Sadly, during the ten-year gap between the release of this and their debut album: ‘Attack Of The Martians’, the band lost their much-loved original drummer: Mark Cella, although he was involved to some degree in some of the recordings on ‘Humanoids’. 

In terms of its scope, composition, construction and production, ‘Creation Of The Humanoids’ is a sizable leap forward from ‘Attack Of The Martians’. The arrangements are more intense and complex, and I sense a bit more in the way of improvisational jamming going on during some passages. The production is immense at times and the Mellotrons are very CRIMSON-esque, as are many of the arrangements, but all the classic keyboard sounds are still there in force, with a few new ones added as well! Madeleine Noland’s melodic trolled synthesizers and keyboards are out of sight and a huge driving force throughout, while Bill Noland’s powerhouse bass is even more penetrating than before, and together with the skilful and tight stick-work of both drummers, they form a mighty Prog-Fusion unit with a Space-Rock edge! 

Here are some track details…

‘Breaking Osiris’ opens the album with tinges on Eastern promise then develops onto a rich hotpot of searing analogue synth themes waves of Mellotron stings (and some flutes too) and a jazz-rock rhythm section performing a tight but complex – almost YES like – workout. A mind-blowing opener!

‘Stellar Attraction’ opens in a sea of cosmic delight with tingling and rippling synth motifs, and then when the bass and drums enter we take off into a driving jazz-rock trip through the universe with the synth melody bending and twisting high and low as it weaves throughout the mix. The superbly constructed swells of electric violin and keyboards gives offers a UK flavour to the sound and the bass and drums are oh-so tight and punchy.
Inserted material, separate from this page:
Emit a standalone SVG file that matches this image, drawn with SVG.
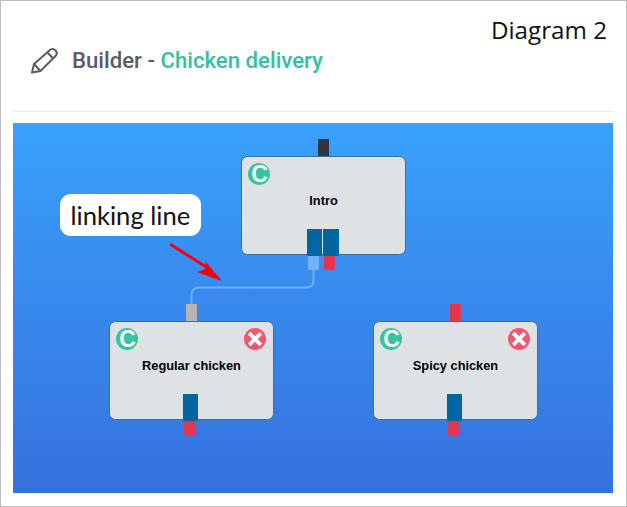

‘Creation Of The Humanoids’ is a near twenty-minute epic and the 1st part: ‘Atomic War’ comes in sounding like it really means business amid a pulsating effect-ridden electronic riff from the bass (I think) before opening out into a vast panoramic cosmic scene that could have come out of the ‘Battlestar Galactica’ movie. ‘Rise Of The Robots’ is formed for a driving synth melody line over a complex rhythmic structure and some broken bursts of Mellotron choir, and the remaining three parts feature some wild duelling synth solos firing up here and there, with occasional jabs of thick Hammond organ swells coming in from time to time, plus there are some passages of fantastic raw Mellotron sounds as well as rocking electric violin jams, and again the rhythm section gels it all together beautifully and keeps all the other instruments well in check.
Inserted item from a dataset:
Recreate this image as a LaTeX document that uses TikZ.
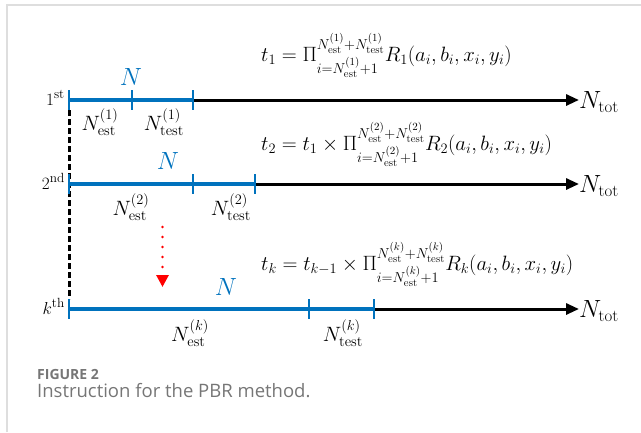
\documentclass[tikz,border=0pt]{standalone}
\usepackage{amsmath}
\usepackage{fontspec}
\newfontfamily\capfont{Open Sans}
\usetikzlibrary{arrows.meta}

\definecolor{mblue}{RGB}{0,114,189}
\definecolor{capgray}{RGB}{118,118,118}
\definecolor{framegray}{RGB}{222,222,222}

\begin{document}
\begin{tikzpicture}[x=1pt,y=-1pt,
    seg/.style={mblue,line width=3.4pt},
    tickmark/.style={mblue,line width=2.6pt},
    axis/.style={line width=3pt,-{Triangle[length=13pt,width=11pt]}},
    lab/.style={inner sep=0pt,font=\fontsize{21}{23}\selectfont},
    rowlab/.style={inner sep=0pt,anchor=base east,font=\fontsize{19}{21}\selectfont},
    nlab/.style={inner sep=0pt,mblue,font=\fontsize{23}{25}\selectfont},
    tot/.style={inner sep=0pt,anchor=west,font=\fontsize{24}{26}\selectfont},
    eq/.style={inner sep=0pt,anchor=base west,font=\fontsize{22}{24}\selectfont}]

\useasboundingbox (0,0) rectangle (641,432);

% page frame
\draw[framegray,line width=1.5pt] (7,432) -- (7,5) -- (641,5);

% Tick points on the three rows
\coordinate (a1) at (69,100);
\coordinate (a2) at (132,100);
\coordinate (a3) at (193,100);
\coordinate (b1) at (69,184);
\coordinate (b2) at (193,184);
\coordinate (b3) at (255,184);
\coordinate (c1) at (69,309);
\coordinate (c2) at (309,309);
\coordinate (c3) at (374,309);

% Row names
\node[rowlab] (r1) at (65,105) {$1^{\text{st}}$};
\node[rowlab] (r2) at (65,189) {$2^{\text{nd}}$};
\node[rowlab] (rk) at (65,314) {$k^{\text{th}}$};

% Ends of the axes
\node[tot] (tot1) at (579,102) {$N_{\text{tot}}$};
\node[tot] (tot2) at (579,186) {$N_{\text{tot}}$};
\node[tot] (totk) at (579,311) {$N_{\text{tot}}$};

% dashed line joining the rows
\draw[line width=3pt,dash pattern=on 6pt off 3pt] ([yshift=-10pt]a1) -- ([yshift=10pt]c1);

% black axes
\draw[axis] (a3) -- (tot1.west |- a3);
\draw[axis] (b3) -- (tot2.west |- b3);
\draw[axis] (c3) -- (totk.west |- c3);

% blue parts and ticks
\draw[seg] (a1) -- (a3);
\draw[seg] (b1) -- (b3);
\draw[seg] (c1) -- (c3);
\foreach \p in {a1,a2,a3,b1,b2,b3,c1,c2,c3}
  \draw[tickmark] ([yshift=10pt]\p) -- ([yshift=-10pt]\p);

% labels of the parts
\node[nlab] (n1) at (131,77) {$N$};
\node[lab] (e1) at (100,122) {$N_{\text{est}}^{(1)}$};
\node[lab] (s1) at (164,122) {$N_{\text{test}}^{(1)}$};
\node[nlab] (n2) at (168,161) {$N$};
\node[lab] (e2) at (131,207) {$N_{\text{est}}^{(2)}$};
\node[lab] (s2) at (231,207) {$N_{\text{test}}^{(2)}$};
\node[nlab] (nk) at (226,287) {$N$};
\node[lab] (ek) at (190,333) {$N_{\text{est}}^{(k)}$};
\node[lab] (sk) at (343,333) {$N_{\text{test}}^{(k)}$};

% red dotted arrow
\coordinate (dtop) at (162.5,227);
\coordinate (dbot) at (162.5,287);
\draw[red,line width=2.8pt,line cap=round,dash pattern=on 0pt off 10pt,
  -{Triangle[length=12pt,width=12pt]}] (dtop) -- (dbot);

% products
\node[eq] (t1) at (261,61)
  {$t_1=\Pi_{i=N_{\text{est}}^{(1)}+1}^{N_{\text{est}}^{(1)}+N_{\text{test}}^{(1)}}R_1(a_i,b_i,x_i,y_i)$};
\node[eq] (t2) at (261,150)
  {$t_2=t_1\times\Pi_{i=N_{\text{est}}^{(2)}+1}^{N_{\text{est}}^{(2)}+N_{\text{test}}^{(2)}}R_2(a_i,b_i,x_i,y_i)$};
\node[eq] (tk) at (261,270)
  {$t_k=t_{k-1}\times\Pi_{i=N_{\text{est}}^{(k)}+1}^{N_{\text{est}}^{(k)}+N_{\text{test}}^{(k)}}R_k(a_i,b_i,x_i,y_i)$};

% caption
\node[anchor=base west,inner sep=0pt,capgray,font=\capfont\bfseries\fontsize{14}{16}\selectfont]
  (fig) at (37,379) {FIGURE 2};
\node[anchor=base west,inner sep=0pt,capgray,font=\capfont\fontsize{18.5}{21}\selectfont]
  (cap) at (37,397) {Instruction for the PBR method.};

\end{tikzpicture}
\end{document}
‘Marilyn Monrobot’ is built from a quirky synth driven melody surrounded by incredibly tight bass and drums work, then the album closes with: ‘By Air Express To Venus’ which opens floating in space with synth signals pulsating all around brassy synths that take off in a collage of powerful melody lines. 

The intensity rises as the piece progresses, but light and shade comes in the form of intermittent cosmic breaks that take you floating out into space accompanied by beautifully delicate electric violin and huge Mellotron waves that flow under high register surreal synth tunes. 

When the intensity rises again the synthesizers can be sharp and piercing as they duel with Noland’s incredibly powerful driving bass lines, but it’s all part of what can only be described as a mind-blowing trip of Progressive fusion that is sure to reveal more and more about itself with each new airing.